R interface
treepplr is an interface for using the TreePPL program. All functions start
with tp_ to easily distinguish them from functions from other packages.
The three necessary parts for doing analysis with TreePPL are: model, data and inference machinery.
Model
You can choose a model in TreePPL language from our library or you can write your own model.
To list all available models in our library, use tp_model_library() to retrieve
the models within the TreePPL github repository.
model_lib <- tp_model_library()
To use one of these models you just need its name in model_lib$model_name.
If you want to use your own custom model, you will need to write it in TreePPL
language and pass it to an R object that contains either the full path to the
.tppl file containing the model, or a string with the full model.
# import a model from file
model_path <- "path/to/my_model.tppl"
Data
TreePPL only reads a custom JSON format, so treepplr converts a variety of
input data to this format and writes to file, which will then be used by TreePPL.
Here are some examples:
# for models that only need a phylogenetic tree
phylo <- ape::read.tree(file = "path/to/your/file.tre")
data_path <- tp_data(data_input = phylo)
# or sequence data
fasta_file <- "path/to/your/file.fasta"
data_path <- tp_data(data_input = fasta_file)
As for models, you can also use test datasets from the TreePPL library by passing the name of the model (we'll come back to this later).
Inference method
TreePPL offers a variety of inference methods. Different methods work best for different models. See the model library for our recommendations of which inference methods to choose for each model.
Compilation
Once you have chosen the model and the inference method you want to use, you can compile your model to en executable that also contains the necessary machinery to run the chosen inference method.
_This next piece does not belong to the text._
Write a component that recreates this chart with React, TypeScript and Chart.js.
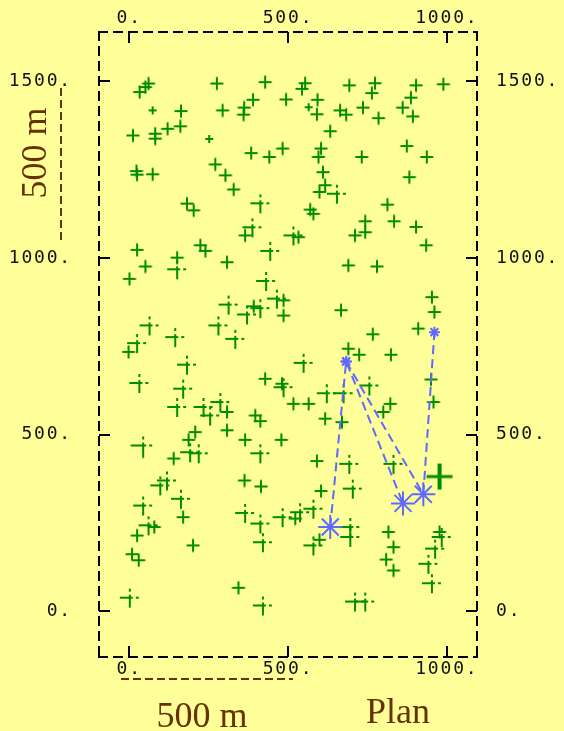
import React, { useEffect, useRef } from 'react';
import { Chart, registerables } from 'chart.js';

Chart.register(...registerables);

// ---------- data ----------
const xTickValues = [0, 500, 1000];
const yTickValues = [0, 500, 1000, 1500];

const siteX = [
  61, 51, 33, 276, 428, 494, 74, 163, 294, 362, 390, 360, 161, 121, 12, 82, 82, 252, 384, 441, 483, 23, 25, 74, 271, 303, 329, 182, 203, 413,
  554, 544, 693, 774, 764, 903, 989, 593, 565, 591, 664, 683, 736, 861, 887, 893, 785, 633, 604, 596, 732, 874, 937, 610, 882, 617, 599, 654, 813, 570, 580,
  743, 834, 743, 711, 903, 935, 517, 533, 690, 780, 953, 961, 667, 486, 486, 910, 767, 690, 724, 824, 549, 950, 756, 622, 675, 486,
  388, 365, 25, 151, 224, 240, 444, 51, 151, 308, 1, 431, 465, 313, 371, 392, 413, 64, 281, 145, 334, 25, -2, 182, 32, 170, 428, 481,
  151, 234, 287, 255, 308, 397, 413, 308, 208, 187, 44, 365, 479, 140, 192, 219, 413, 119, 98, 163, 44, 365, 415, 363, 170, 61, 79, 25, 413, 483, 421, 201, 9, 30, 344, 2, 421,
  517, 565, 617, 670, 800, 822, 958, 591, 693, 832, 977, 604, 704, 580, 538, 523, 696, 696, 599, 580, 816, 832, 809, 832, 977, 984, 963, 942, 953, 711, 743,
];
const siteY = [
  1494, 1484, 1470, 1494, 1498, 1449, 1418, 1416, 1418, 1426, 1448, 1406, 1373, 1366, 1347, 1352, 1338, 1337, 1297, 1286, 1310, 1246, 1236, 1237, 1265, 1234, 1194, 1154, 1135, 1155,
  1495, 1479, 1489, 1495, 1467, 1489, 1492, 1448, 1427, 1407, 1418, 1406, 1426, 1426, 1454, 1401, 1396, 1359, 1310, 1286, 1286, 1317, 1286, 1243, 1229, 1206, 1187, 1182, 1151, 1137, 1125,
  1104, 1104, 1073, 1064, 1088, 1036, 1064, 1059, 979, 976, 889, 847, 852, 880, 837, 800, 784, 743, 726, 726, 703, 656, 639, 617, 617, 634,
  1087, 1064, 1023, 1001, 1036, 1020, 1020, 976, 968, 988, 941, 935, 885, 868, 840, 863, 858, 809, 809, 776, 771, 759, 734, 698, 646, 630, 658, 644,
  578, 578, 592, 554, 564, 554, 538, 512, 507, 485, 469, 485, 485, 432, 450, 447, 447, 370, 356, 318, 299, 278, 353, 370, 266, 243, 238, 214, 248, 266, 195, 186, 161, 144, 66, 38, 16,
  587, 587, 545, 535, 564, 587, 592, 425, 417, 417, 381, 340, 347, 290, 280, 262, 238, 210, 202, 186, 224, 181, 146, 115, 224, 210, 177, 134, 79, 27, 27,
];
// size class of each site (1 small ... 5 largest)
const siteClass = [
  2, 2, 2, 2, 2, 2, 1, 2, 2, 2, 2, 2, 2, 2, 2, 2, 2, 1, 2, 2, 2, 2, 2, 2, 2, 2, 2, 2, 2, 3,
  2, 2, 2, 2, 2, 2, 2, 2, 1, 2, 2, 2, 2, 2, 2, 2, 2, 2, 2, 2, 2, 2, 2, 2, 2, 2, 2, 3, 2, 2, 2,
  2, 2, 2, 2, 2, 2, 3, 2, 2, 2, 2, 2, 2, 2, 2, 2, 2, 2, 2, 2, 3, 2, 3, 3, 3, 3,
  3, 2, 2, 2, 2, 2, 3, 2, 3, 2, 2, 3, 3, 3, 3, 2, 3, 3, 3, 3, 3, 3, 2, 3, 3, 3, 2, 2,
  3, 3, 3, 3, 2, 2, 2, 2, 2, 2, 4, 2, 2, 2, 3, 3, 3, 3, 3, 3, 3, 3, 2, 2, 2, 3, 2, 2, 3, 3, 3, 2, 2, 2, 2, 3, 3,
  2, 2, 2, 2, 2, 2, 2, 2, 3, 3, 5, 2, 3, 3, 3, 2, 3, 3, 2, 3, 2, 2, 2, 2, 2, 3, 3, 3, 3, 3, 3,
];

// blue track (two dashed paths)
const trackOneX = [633, 683, 862];
const trackOneY = [238, 707, 305];
const trackOneClass = [2, 1, 2];
const trackTwoX = [683, 926, 961];
const trackTwoY = [707, 331, 790];
const trackTwoClass = [1, 2, 1];

const scaleBarText = '500 m';
const planText = 'Plan';

// ---------- styles ----------
const GREEN = '#008c00';
const BLUE = '#5f69ff';
const BROWN = '#663300';
const BG = '#ffff99';
const TICK_FONT = "'DejaVu Sans Mono', monospace";

const crossRadius = (c: number) => [0, 4, 6.5, 10, 12.5, 13][c];
const starRadius = (c: number) => (c === 2 ? 12 : 5.5);

const crossCache = new Map<number, HTMLCanvasElement>();
function crossImage(cls: number): HTMLCanvasElement {
  const hit = crossCache.get(cls);
  if (hit) return hit;
  const r = crossRadius(cls);
  const size = 2 * Math.ceil(r + 2);
  const c = document.createElement('canvas');
  c.width = size;
  c.height = size;
  const g = c.getContext('2d')!;
  const m = size / 2;
  g.strokeStyle = GREEN;
  g.lineCap = 'butt';
  const dash = cls === 3 || cls === 4 ? [r + 3, 3, 3, 100] : [];
  g.setLineDash(dash);
  g.lineWidth = cls === 5 ? 3 : 2;
  g.beginPath();
  g.moveTo(m - r, m);
  g.lineTo(m + r, m);
  g.stroke();
  g.lineWidth = cls === 5 ? 4 : 2;
  g.beginPath();
  g.moveTo(m, m + r);
  g.lineTo(m, m - r);
  g.stroke();
  crossCache.set(cls, c);
  return c;
}

export default function App() {
  const ref = useRef<HTMLCanvasElement | null>(null);

  useEffect(() => {
    if (!ref.current) return;

    const axisCommon = (ticksVals: number[], padding: number) => ({
      type: 'linear' as const,
      grid: {
        display: true,
        drawOnChartArea: false,
        drawTicks: true,
        tickLength: -11,
        tickWidth: 2,
        tickColor: '#000',
        lineWidth: 2,
        color: '#000',
      },
      border: { display: false },
      ticks: {
        padding,
        maxRotation: 0,
        minRotation: 0,
        autoSkip: false,
        color: '#111',
        font: { family: TICK_FONT, size: 18 },
        callback: (v: any) => `${v}.`,
      },
      afterBuildTicks: (scale: any) => {
        scale.ticks = ticksVals.map((v) => ({ value: v }));
      },
    });

    const decoPlugin = {
      id: 'deco',
      beforeDraw(chart: any) {
        chart.ctx.letterSpacing = '1.8px';
      },
      beforeDatasetsDraw(chart: any) {
        const ctx = chart.ctx;
        ctx.letterSpacing = '0px';
        const { left, right, top, bottom } = chart.chartArea;
        ctx.save();
        ctx.strokeStyle = '#000';
        ctx.lineWidth = 2;
        ctx.setLineDash([10, 5]);
        const seg = (x1: number, y1: number, x2: number, y2: number) => {
          ctx.beginPath();
          ctx.moveTo(x1, y1);
          ctx.lineTo(x2, y2);
          ctx.stroke();
        };
        seg(left - 1, top, right + 1, top);
        seg(left, top - 1, left, bottom + 1);
        seg(right, top - 1, right, bottom + 1);
        seg(left - 1, bottom, right + 1, bottom);
        ctx.restore();
      },
      afterDraw(chart: any) {
        const ctx = chart.ctx;
        ctx.save();
        ctx.letterSpacing = '0px';
        ctx.strokeStyle = BROWN;
        ctx.lineWidth = 2;
        ctx.setLineDash([8, 4]);
        ctx.beginPath();
        ctx.moveTo(61, 88);
        ctx.lineTo(61, 242);
        ctx.stroke();
        ctx.beginPath();
        ctx.moveTo(121, 679);
        ctx.lineTo(293, 679);
        ctx.stroke();
        ctx.setLineDash([]);
        ctx.fillStyle = BROWN;
        ctx.font = "36px 'Liberation Serif', serif";
        ctx.textAlign = 'center';
        ctx.textBaseline = 'alphabetic';
        ctx.fillText(scaleBarText, 202, 727);
        ctx.fillText(planText, 398, 723);
        ctx.translate(46, 153);
        ctx.rotate(-Math.PI / 2);
        ctx.fillText(scaleBarText, 0, 0);
        ctx.restore();
      },
    };

    const chart = new Chart(ref.current, {
      type: 'scatter',
      data: {
        datasets: [
          {
            data: trackOneX.map((x, i) => ({ x, y: trackOneY[i] })),
            showLine: true,
            borderColor: BLUE,
            borderWidth: 2,
            borderDash: [9, 5],
            pointStyle: 'star',
            pointRadius: trackOneClass.map(starRadius),
            pointBorderColor: BLUE,
            pointBackgroundColor: BLUE,
            pointBorderWidth: 2,
          },
          {
            data: trackTwoX.map((x, i) => ({ x, y: trackTwoY[i] })),
            showLine: true,
            borderColor: BLUE,
            borderWidth: 2,
            borderDash: [9, 5],
            pointStyle: 'star',
            pointRadius: trackTwoClass.map(starRadius),
            pointBorderColor: BLUE,
            pointBackgroundColor: BLUE,
            pointBorderWidth: 2,
          },
          {
            data: siteX.map((x, i) => ({ x, y: siteY[i] })),
            pointStyle: siteClass.map(crossImage),
            pointRadius: siteClass.map(crossRadius),
            pointBorderColor: GREEN,
            pointBackgroundColor: GREEN,
          },
        ],
      },
      options: {
        responsive: false,
        maintainAspectRatio: false,
        devicePixelRatio: 1,
        animation: false,
        layout: { padding: 0 },
        plugins: { legend: { display: false }, tooltip: { enabled: false } },
        scales: {
          x: {
            ...axisCommon(xTickValues, 13),
            position: 'bottom',
            min: -95,
            max: 1095,
            afterFit: (s: any) => { s.height = 74; s.paddingLeft = 0; s.paddingRight = 0; },
          },
          x2: {
            ...axisCommon(xTickValues, 14),
            axis: 'x',
            position: 'top',
            min: -95,
            max: 1095,
            afterFit: (s: any) => { s.height = 32; s.paddingLeft = 0; s.paddingRight = 0; },
          },
          y: {
            ...axisCommon(yTickValues, 38),
            position: 'left',
            min: -130,
            max: 1640,
            afterFit: (s: any) => { s.width = 99; s.paddingTop = 0; s.paddingBottom = 0; },
          },
          y2: {
            ...axisCommon(yTickValues, 30),
            axis: 'y',
            position: 'right',
            min: -130,
            max: 1640,
            afterFit: (s: any) => { s.width = 87; s.paddingTop = 0; s.paddingBottom = 0; },
          },
        },
      } as any,
      plugins: [decoPlugin],
    });

    return () => chart.destroy();
  }, []);

  return (
    <div style={{ position: 'absolute', left: 0, top: 0, width: 564, height: 731, background: BG }}>
      <canvas ref={ref} width={564} height={731} style={{ display: 'block' }} />
    </div>
  );
}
# Using a model from the library and a Sequential Monte Carlo method
exe_path <- tp_compile(model = "crbd", method = "smc-apf", particles = 10000)
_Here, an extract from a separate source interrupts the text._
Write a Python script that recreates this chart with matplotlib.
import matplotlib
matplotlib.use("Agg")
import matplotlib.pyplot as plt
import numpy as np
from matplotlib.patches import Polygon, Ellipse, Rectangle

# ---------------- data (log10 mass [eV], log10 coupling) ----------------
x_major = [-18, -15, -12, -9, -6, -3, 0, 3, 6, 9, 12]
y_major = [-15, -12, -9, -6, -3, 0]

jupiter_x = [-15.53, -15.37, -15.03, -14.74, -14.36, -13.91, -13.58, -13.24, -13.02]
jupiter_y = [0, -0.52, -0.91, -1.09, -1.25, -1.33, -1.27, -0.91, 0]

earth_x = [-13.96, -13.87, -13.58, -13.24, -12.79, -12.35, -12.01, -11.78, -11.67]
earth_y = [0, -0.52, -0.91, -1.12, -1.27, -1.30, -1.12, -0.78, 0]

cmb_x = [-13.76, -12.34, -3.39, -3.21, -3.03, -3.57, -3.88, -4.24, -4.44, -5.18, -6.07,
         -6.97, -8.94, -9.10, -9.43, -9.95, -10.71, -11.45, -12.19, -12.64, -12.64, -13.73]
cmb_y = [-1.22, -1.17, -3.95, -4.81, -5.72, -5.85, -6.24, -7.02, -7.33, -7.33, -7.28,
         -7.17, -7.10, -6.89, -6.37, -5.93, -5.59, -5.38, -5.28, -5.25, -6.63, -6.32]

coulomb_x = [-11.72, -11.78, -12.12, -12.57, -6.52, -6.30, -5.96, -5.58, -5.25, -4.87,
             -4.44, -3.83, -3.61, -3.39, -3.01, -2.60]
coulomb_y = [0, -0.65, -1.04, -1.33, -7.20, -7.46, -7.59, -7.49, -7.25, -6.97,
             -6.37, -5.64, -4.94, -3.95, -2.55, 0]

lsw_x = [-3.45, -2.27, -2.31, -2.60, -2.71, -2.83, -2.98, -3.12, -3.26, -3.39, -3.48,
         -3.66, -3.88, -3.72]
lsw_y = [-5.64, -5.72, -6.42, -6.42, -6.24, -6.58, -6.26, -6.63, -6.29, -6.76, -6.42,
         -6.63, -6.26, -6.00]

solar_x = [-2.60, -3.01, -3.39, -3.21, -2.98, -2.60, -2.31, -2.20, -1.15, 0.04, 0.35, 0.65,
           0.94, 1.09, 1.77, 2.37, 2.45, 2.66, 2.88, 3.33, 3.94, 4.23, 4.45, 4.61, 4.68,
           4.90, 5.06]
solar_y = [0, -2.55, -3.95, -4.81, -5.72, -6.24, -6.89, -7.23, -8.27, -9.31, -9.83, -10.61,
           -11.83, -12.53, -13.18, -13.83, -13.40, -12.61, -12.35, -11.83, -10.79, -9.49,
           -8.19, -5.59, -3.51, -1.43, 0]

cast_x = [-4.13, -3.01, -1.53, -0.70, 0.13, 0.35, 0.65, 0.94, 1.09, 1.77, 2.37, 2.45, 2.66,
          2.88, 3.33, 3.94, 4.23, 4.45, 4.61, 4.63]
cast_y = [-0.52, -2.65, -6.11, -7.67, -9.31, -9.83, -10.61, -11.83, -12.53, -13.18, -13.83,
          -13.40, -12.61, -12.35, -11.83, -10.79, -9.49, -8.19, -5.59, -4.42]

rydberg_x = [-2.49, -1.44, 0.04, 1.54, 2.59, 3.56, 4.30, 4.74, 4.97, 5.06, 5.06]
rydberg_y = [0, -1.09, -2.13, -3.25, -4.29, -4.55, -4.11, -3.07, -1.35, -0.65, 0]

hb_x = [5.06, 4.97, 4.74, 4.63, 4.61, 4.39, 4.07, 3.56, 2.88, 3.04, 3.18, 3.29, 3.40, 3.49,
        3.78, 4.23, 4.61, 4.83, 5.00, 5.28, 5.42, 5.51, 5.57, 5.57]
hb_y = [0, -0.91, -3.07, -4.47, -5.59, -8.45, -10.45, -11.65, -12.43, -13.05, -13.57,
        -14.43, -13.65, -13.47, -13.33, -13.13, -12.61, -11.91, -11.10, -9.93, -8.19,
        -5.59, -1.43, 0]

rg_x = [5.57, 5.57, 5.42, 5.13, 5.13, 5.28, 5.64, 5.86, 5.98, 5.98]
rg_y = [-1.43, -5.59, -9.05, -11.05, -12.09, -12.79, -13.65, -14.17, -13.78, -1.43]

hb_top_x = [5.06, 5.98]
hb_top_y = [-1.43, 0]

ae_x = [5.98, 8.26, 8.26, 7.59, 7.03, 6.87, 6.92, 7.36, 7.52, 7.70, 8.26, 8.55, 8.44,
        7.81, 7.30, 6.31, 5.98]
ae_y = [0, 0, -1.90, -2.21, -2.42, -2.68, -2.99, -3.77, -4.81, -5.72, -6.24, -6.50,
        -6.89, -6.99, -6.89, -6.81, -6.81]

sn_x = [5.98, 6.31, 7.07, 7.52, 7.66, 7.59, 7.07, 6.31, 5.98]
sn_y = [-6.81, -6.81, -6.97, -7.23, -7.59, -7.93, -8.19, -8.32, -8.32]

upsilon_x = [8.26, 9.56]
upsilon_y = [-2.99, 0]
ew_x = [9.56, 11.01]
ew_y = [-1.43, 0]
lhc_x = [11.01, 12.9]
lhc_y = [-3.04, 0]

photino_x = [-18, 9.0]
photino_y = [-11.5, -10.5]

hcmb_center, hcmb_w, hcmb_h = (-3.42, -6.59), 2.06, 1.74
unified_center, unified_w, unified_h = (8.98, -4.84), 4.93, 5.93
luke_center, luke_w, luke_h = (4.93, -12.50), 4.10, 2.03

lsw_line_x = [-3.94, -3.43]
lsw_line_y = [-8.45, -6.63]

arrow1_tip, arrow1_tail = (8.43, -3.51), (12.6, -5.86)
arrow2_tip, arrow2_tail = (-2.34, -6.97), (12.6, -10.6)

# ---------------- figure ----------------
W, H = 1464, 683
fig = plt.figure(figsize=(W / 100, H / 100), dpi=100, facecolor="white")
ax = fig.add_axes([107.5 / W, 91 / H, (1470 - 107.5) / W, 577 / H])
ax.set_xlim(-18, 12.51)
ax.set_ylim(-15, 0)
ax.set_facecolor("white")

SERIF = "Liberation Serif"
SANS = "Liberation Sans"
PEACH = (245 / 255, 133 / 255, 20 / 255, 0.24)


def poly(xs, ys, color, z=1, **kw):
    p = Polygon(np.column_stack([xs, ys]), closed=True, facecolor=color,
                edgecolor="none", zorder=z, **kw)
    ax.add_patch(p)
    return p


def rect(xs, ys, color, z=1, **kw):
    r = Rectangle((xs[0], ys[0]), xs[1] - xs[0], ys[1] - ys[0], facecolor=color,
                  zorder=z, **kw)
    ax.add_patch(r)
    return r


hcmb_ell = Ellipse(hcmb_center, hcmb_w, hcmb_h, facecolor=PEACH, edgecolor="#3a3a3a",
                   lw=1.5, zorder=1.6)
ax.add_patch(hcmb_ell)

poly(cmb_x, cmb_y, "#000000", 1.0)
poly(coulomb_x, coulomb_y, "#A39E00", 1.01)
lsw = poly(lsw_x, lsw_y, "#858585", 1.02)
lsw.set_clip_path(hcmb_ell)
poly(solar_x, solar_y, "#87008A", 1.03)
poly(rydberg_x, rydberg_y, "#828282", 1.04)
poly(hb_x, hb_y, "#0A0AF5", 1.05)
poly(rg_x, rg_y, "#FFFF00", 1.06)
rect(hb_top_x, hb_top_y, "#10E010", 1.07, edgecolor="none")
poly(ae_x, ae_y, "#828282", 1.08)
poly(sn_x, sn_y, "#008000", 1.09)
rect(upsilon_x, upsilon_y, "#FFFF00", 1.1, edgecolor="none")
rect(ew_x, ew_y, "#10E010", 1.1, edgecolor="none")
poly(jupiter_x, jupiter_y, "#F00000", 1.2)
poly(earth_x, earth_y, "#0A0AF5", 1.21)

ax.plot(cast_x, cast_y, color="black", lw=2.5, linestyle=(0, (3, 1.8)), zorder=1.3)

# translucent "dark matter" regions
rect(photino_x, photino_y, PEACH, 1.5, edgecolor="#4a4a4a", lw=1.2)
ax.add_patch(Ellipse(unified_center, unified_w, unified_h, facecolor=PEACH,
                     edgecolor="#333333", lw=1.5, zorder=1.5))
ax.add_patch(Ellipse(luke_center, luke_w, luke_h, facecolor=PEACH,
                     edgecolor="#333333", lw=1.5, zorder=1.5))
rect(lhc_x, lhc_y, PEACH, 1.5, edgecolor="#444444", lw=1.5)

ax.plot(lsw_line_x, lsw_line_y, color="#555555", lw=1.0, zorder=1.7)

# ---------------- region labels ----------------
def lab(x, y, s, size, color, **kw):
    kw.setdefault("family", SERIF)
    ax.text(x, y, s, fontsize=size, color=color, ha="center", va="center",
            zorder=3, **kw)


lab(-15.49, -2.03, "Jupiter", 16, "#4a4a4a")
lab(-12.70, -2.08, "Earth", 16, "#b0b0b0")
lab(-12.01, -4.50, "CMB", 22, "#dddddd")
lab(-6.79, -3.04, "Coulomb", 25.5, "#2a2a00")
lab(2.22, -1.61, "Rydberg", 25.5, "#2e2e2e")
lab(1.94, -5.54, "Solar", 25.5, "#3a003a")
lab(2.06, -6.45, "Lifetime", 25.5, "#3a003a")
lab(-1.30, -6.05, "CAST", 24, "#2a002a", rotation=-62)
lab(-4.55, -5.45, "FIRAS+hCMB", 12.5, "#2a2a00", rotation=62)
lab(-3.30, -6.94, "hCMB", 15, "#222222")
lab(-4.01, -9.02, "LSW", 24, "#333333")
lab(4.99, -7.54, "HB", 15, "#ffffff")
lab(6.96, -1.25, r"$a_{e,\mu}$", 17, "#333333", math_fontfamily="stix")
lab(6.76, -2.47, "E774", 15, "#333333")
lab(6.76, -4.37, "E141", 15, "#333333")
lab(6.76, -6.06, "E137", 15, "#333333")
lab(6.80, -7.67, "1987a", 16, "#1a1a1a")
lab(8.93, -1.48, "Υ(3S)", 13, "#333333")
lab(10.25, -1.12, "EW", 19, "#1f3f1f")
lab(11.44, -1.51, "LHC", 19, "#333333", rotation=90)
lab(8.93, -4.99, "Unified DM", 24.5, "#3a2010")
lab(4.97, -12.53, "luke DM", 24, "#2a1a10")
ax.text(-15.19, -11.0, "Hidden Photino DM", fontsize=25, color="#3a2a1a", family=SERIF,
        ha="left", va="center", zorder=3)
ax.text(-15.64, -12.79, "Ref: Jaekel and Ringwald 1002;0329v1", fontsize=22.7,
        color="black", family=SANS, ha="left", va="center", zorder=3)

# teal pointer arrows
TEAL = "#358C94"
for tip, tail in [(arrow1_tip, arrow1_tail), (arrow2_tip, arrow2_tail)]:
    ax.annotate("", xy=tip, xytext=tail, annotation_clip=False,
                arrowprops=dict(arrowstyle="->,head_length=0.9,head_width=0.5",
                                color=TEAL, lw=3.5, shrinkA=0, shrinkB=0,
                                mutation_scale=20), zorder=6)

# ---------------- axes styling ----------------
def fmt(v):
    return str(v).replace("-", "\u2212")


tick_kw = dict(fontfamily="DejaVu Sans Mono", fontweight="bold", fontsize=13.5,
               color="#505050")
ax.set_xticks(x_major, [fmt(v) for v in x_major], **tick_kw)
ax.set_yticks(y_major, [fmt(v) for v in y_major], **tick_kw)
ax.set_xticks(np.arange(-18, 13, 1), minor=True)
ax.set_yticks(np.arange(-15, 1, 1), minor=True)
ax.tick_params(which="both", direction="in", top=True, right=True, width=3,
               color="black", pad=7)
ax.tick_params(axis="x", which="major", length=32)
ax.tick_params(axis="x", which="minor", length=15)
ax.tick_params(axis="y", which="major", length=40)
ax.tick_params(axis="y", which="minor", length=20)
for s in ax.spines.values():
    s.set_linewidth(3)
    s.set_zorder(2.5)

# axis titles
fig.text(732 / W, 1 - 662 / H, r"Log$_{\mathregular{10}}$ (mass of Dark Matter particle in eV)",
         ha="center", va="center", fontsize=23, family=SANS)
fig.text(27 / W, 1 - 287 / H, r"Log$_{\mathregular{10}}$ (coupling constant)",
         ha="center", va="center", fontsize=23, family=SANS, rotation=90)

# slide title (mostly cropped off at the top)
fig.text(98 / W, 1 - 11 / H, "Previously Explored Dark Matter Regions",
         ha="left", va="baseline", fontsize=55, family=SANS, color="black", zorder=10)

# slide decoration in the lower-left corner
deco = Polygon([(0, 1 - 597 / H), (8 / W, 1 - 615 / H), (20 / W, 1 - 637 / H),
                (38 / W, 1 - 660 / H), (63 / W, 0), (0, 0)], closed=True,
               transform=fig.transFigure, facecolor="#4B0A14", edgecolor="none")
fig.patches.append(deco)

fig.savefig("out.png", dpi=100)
# Using a custom model and a Markov chain Monte Carlo method
exe_path <- tp_compile(model = model_path, method = "mcmc-lightweight",
iterations = 10000)
Running
Now you are ready to run your analysis. All you have to do is to pass your data to the compiled executable and choose how many independent runs you want to do.
output <- tp_run(compiled_model = exe_path, data = data_path, n_runs = 4)
Convergence
Then you can parse your output to produce a data frame and check for convergence.
# If using SMC
output_df_smc <- tp_parse_smc(output)
tp_smc_convergence(output_df_smc)
# If using MCMC
output_df_mcmc <- tp_parse_mcmc(output)
Post-processing
Different models produce different outputs and thus require different post-processing. See the model-specific tutorials for ways to process your TreePPL output.